• _Short exercise_: The listing below begins with the first line you should copy; stop after the line containing "const gap2p10 = [22.1, 18.7, 16.8, 23.3, 17.7, 13.1];", and drop every picture.

• _Source material_:
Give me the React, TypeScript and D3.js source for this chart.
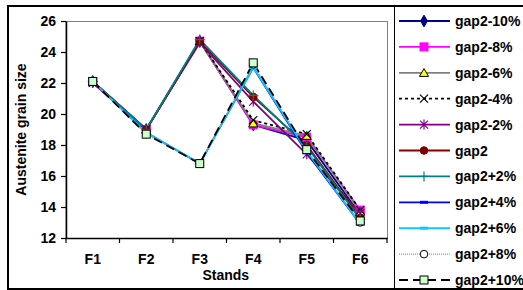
import React, { useEffect, useRef } from 'react';
import * as d3 from 'd3';

const stands = ['F1', 'F2', 'F3', 'F4', 'F5', 'F6'];
const yTicks = [12, 14, 16, 18, 20, 22, 24, 26];

const gap2m10 = [22.1, 19.0, 24.7, 19.3, 18.3, 13.5];
const gap2m8 = [22.1, 19.0, 24.7, 19.3, 18.5, 13.8];
const gap2m6 = [22.1, 19.0, 24.7, 19.4, 18.6, 13.7];
const gap2m4 = [22.1, 19.0, 24.7, 19.6, 18.7, 13.8];
const gap2m2 = [22.0, 19.0, 24.6, 20.8, 17.4, 13.6];
const gap2 = [22.1, 19.0, 24.7, 21.1, 18.0, 13.3];
const gap2p2 = [22.1, 19.0, 24.8, 21.2, 17.9, 13.2];
const gap2p4 = [22.1, 18.8, 16.8, 23.0, 17.5, 12.9];
const gap2p6 = [22.1, 18.8, 16.8, 23.0, 17.6, 12.9];
const gap2p8 = [22.1, 18.7, 16.8, 23.2, 17.7, 13.0];
const gap2p10 = [22.1, 18.7, 16.8, 23.3, 17.7, 13.1];

const series = [
  { name: 'gap2-10%', values: gap2m10, color: '#000080', dash: null, marker: 'diamond', fill: '#000080' },
  { name: 'gap2-8%', values: gap2m8, color: '#ff00ff', dash: null, marker: 'square', fill: '#ff00ff' },
  { name: 'gap2-6%', values: gap2m6, color: '#808080', dash: null, marker: 'triangle', fill: '#ffff00' },
  { name: 'gap2-4%', values: gap2m4, color: '#000000', dash: '3,3', marker: 'x', fill: 'none' },
  { name: 'gap2-2%', values: gap2m2, color: '#800080', dash: null, marker: 'star', fill: 'none' },
  { name: 'gap2', values: gap2, color: '#800000', dash: null, marker: 'circle', fill: '#800000' },
  { name: 'gap2+2%', values: gap2p2, color: '#008080', dash: null, marker: 'plus', fill: 'none' },
  { name: 'gap2+4%', values: gap2p4, color: '#0000ff', dash: null, marker: 'bar', fill: '#0000ff' },
  { name: 'gap2+6%', values: gap2p6, color: '#00ccff', dash: null, marker: 'bar', fill: '#00ccff' },
  { name: 'gap2+8%', values: gap2p8, color: '#999999', dash: '1,1', marker: 'circle', fill: '#ffffff' },
  { name: 'gap2+10%', values: gap2p10, color: '#000000', dash: '9,5', marker: 'square', fill: '#ccffcc' },
];

const font = 'Liberation Sans, Arial, sans-serif';

function drawMarker(g, s, cx, cy) {
  const m = s.marker;
  if (m === 'diamond') {
    g.append('path').attr('d', d3.symbol(d3.symbolDiamond, 40)()).attr('transform', `translate(${cx},${cy})`)
      .attr('fill', s.fill).attr('stroke', s.color).attr('stroke-width', 1);
  } else if (m === 'square') {
    const stroke = s.fill === '#ccffcc' ? '#000' : s.color;
    g.append('rect').attr('x', cx - 4).attr('y', cy - 4).attr('width', 8).attr('height', 8)
      .attr('fill', s.fill).attr('stroke', stroke).attr('stroke-width', 1);
  } else if (m === 'triangle') {
    g.append('path').attr('d', d3.symbol(d3.symbolTriangle, 36)()).attr('transform', `translate(${cx},${cy + 1})`)
      .attr('fill', s.fill).attr('stroke', '#000').attr('stroke-width', 1);
  } else if (m === 'circle') {
    const stroke = s.fill === '#ffffff' ? '#000' : s.color;
    g.append('circle').attr('cx', cx).attr('cy', cy).attr('r', 3.8)
      .attr('fill', s.fill).attr('stroke', stroke).attr('stroke-width', 1);
  } else if (m === 'x') {
    g.append('path').attr('d', `M${cx - 4},${cy - 4}L${cx + 4},${cy + 4}M${cx - 4},${cy + 4}L${cx + 4},${cy - 4}`)
      .attr('stroke', s.color).attr('stroke-width', 1.2).attr('fill', 'none');
  } else if (m === 'star') {
    g.append('path').attr('d', `M${cx - 4},${cy - 4}L${cx + 4},${cy + 4}M${cx - 4},${cy + 4}L${cx + 4},${cy - 4}M${cx},${cy - 5}L${cx},${cy + 5}`)
      .attr('stroke', s.color).attr('stroke-width', 1.2).attr('fill', 'none');
  } else if (m === 'plus') {
    g.append('path').attr('d', `M${cx - 5},${cy}L${cx + 5},${cy}M${cx},${cy - 5}L${cx},${cy + 5}`)
      .attr('stroke', s.color).attr('stroke-width', 1.2).attr('fill', 'none');
  } else if (m === 'bar') {
    g.append('rect').attr('x', cx - 4).attr('y', cy - 1.5).attr('width', 8).attr('height', 3)
      .attr('fill', s.fill);
  }
}

const App = () => {
  const svgRef = useRef();

  useEffect(() => {
    const svg = d3.select(svgRef.current);
    svg.selectAll('*').remove();

    const width = 523;
    const height = 290;
    const plot = { left: 66, right: 387, top: 21, bottom: 238 };

    const x = d3.scaleBand().domain(stands).range([plot.left, plot.right]).padding(0);
    const y = d3.scaleLinear().domain([12, 26]).range([plot.bottom, plot.top]);
    const cx = (c) => x(c) + x.bandwidth() / 2;

    svg.attr('width', width).attr('height', height);

    // outer frame and legend box
    svg.append('rect').attr('x', 0).attr('y', 0).attr('width', width).attr('height', height).attr('fill', '#fff');
    svg.append('rect').attr('x', 8).attr('y', 6).attr('width', 540).attr('height', 283)
      .attr('fill', 'none').attr('stroke', '#000').attr('stroke-width', 2);
    svg.append('line').attr('x1', 394.5).attr('x2', 394.5).attr('y1', 6).attr('y2', 289)
      .attr('stroke', '#000').attr('stroke-width', 1);

    // plot area border (gray)
    svg.append('rect').attr('x', plot.left).attr('y', plot.top + 0.5)
      .attr('width', plot.right - plot.left + 0.5).attr('height', plot.bottom - plot.top)
      .attr('fill', 'none').attr('stroke', '#808080').attr('stroke-width', 1);

    // axes
    const yAxis = svg.append('g').attr('transform', `translate(${plot.left},0)`)
      .call(d3.axisLeft(y).tickValues(yTicks).tickSize(5).tickSizeOuter(0).tickPadding(5));
    const xAxis = svg.append('g').attr('transform', `translate(0,${plot.bottom})`)
      .call(d3.axisBottom(x).tickSize(0).tickPadding(16));

    [yAxis, xAxis].forEach((a) => {
      a.select('.domain').attr('stroke', '#000').attr('stroke-width', 1.5);
      a.selectAll('line').attr('stroke', '#000').attr('stroke-width', 1.2);
      a.selectAll('text').attr('font-family', font).attr('font-size', 14).attr('font-weight', 'bold').attr('fill', '#000');
    });

    // x ticks at category boundaries
    const bounds = stands.map((c) => x(c)).concat([plot.right]);
    svg.append('g').selectAll('line').data(bounds).enter().append('line')
      .attr('x1', (d) => d).attr('x2', (d) => d)
      .attr('y1', plot.bottom).attr('y2', plot.bottom + 5)
      .attr('stroke', '#000').attr('stroke-width', 1.2);

    // axis titles
    svg.append('text').attr('x', cx('F3') + 26).attr('y', 280).attr('text-anchor', 'middle')
      .attr('font-family', font).attr('font-size', 14).attr('font-weight', 'bold').text('Stands');
    svg.append('text').attr('transform', `translate(26,${(plot.top + plot.bottom) / 2}) rotate(-90)`)
      .attr('text-anchor', 'middle')
      .attr('font-family', font).attr('font-size', 14).attr('font-weight', 'bold').text('Austenite grain size');

    const line = d3.line().x((d, i) => cx(stands[i])).y((d) => y(d));

    const lines = svg.append('g');
    series.forEach((s) => {
      lines.append('path').datum(s.values).attr('d', line)
        .attr('fill', 'none').attr('stroke', s.color)
        .attr('stroke-width', s.dash === '1,1' ? 1.2 : 1.8)
        .attr('stroke-dasharray', s.dash);
    });

    const marks = svg.append('g');
    series.forEach((s) => {
      s.values.forEach((v, i) => drawMarker(marks, s, cx(stands[i]), y(v)));
    });

    // legend
    const legend = svg.append('g');
    series.forEach((s, i) => {
      const ly = 21 + i * 25.9;
      legend.append('line').attr('x1', 399).attr('x2', 450).attr('y1', ly).attr('y2', ly)
        .attr('stroke', s.color).attr('stroke-width', s.dash === '1,1' ? 1.2 : 1.8)
        .attr('stroke-dasharray', s.dash);
      drawMarker(legend, s, 424, ly);
      legend.append('text').attr('x', 455).attr('y', ly + 5)
        .attr('font-family', font).attr('font-size', 14).attr('font-weight', 'bold').text(s.name);
    });
  }, []);

  return <svg ref={svgRef} style={{ position: 'absolute', left: 0, top: 0 }}></svg>;
};

export default App;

• _Full answer_:
Give me the React, TypeScript and D3.js source for this chart.
import React, { useEffect, useRef } from 'react';
import * as d3 from 'd3';

const stands = ['F1', 'F2', 'F3', 'F4', 'F5', 'F6'];
const yTicks = [12, 14, 16, 18, 20, 22, 24, 26];

const gap2m10 = [22.1, 19.0, 24.7, 19.3, 18.3, 13.5];
const gap2m8 = [22.1, 19.0, 24.7, 19.3, 18.5, 13.8];
const gap2m6 = [22.1, 19.0, 24.7, 19.4, 18.6, 13.7];
const gap2m4 = [22.1, 19.0, 24.7, 19.6, 18.7, 13.8];
const gap2m2 = [22.0, 19.0, 24.6, 20.8, 17.4, 13.6];
const gap2 = [22.1, 19.0, 24.7, 21.1, 18.0, 13.3];
const gap2p2 = [22.1, 19.0, 24.8, 21.2, 17.9, 13.2];
const gap2p4 = [22.1, 18.8, 16.8, 23.0, 17.5, 12.9];
const gap2p6 = [22.1, 18.8, 16.8, 23.0, 17.6, 12.9];
const gap2p8 = [22.1, 18.7, 16.8, 23.2, 17.7, 13.0];
const gap2p10 = [22.1, 18.7, 16.8, 23.3, 17.7, 13.1];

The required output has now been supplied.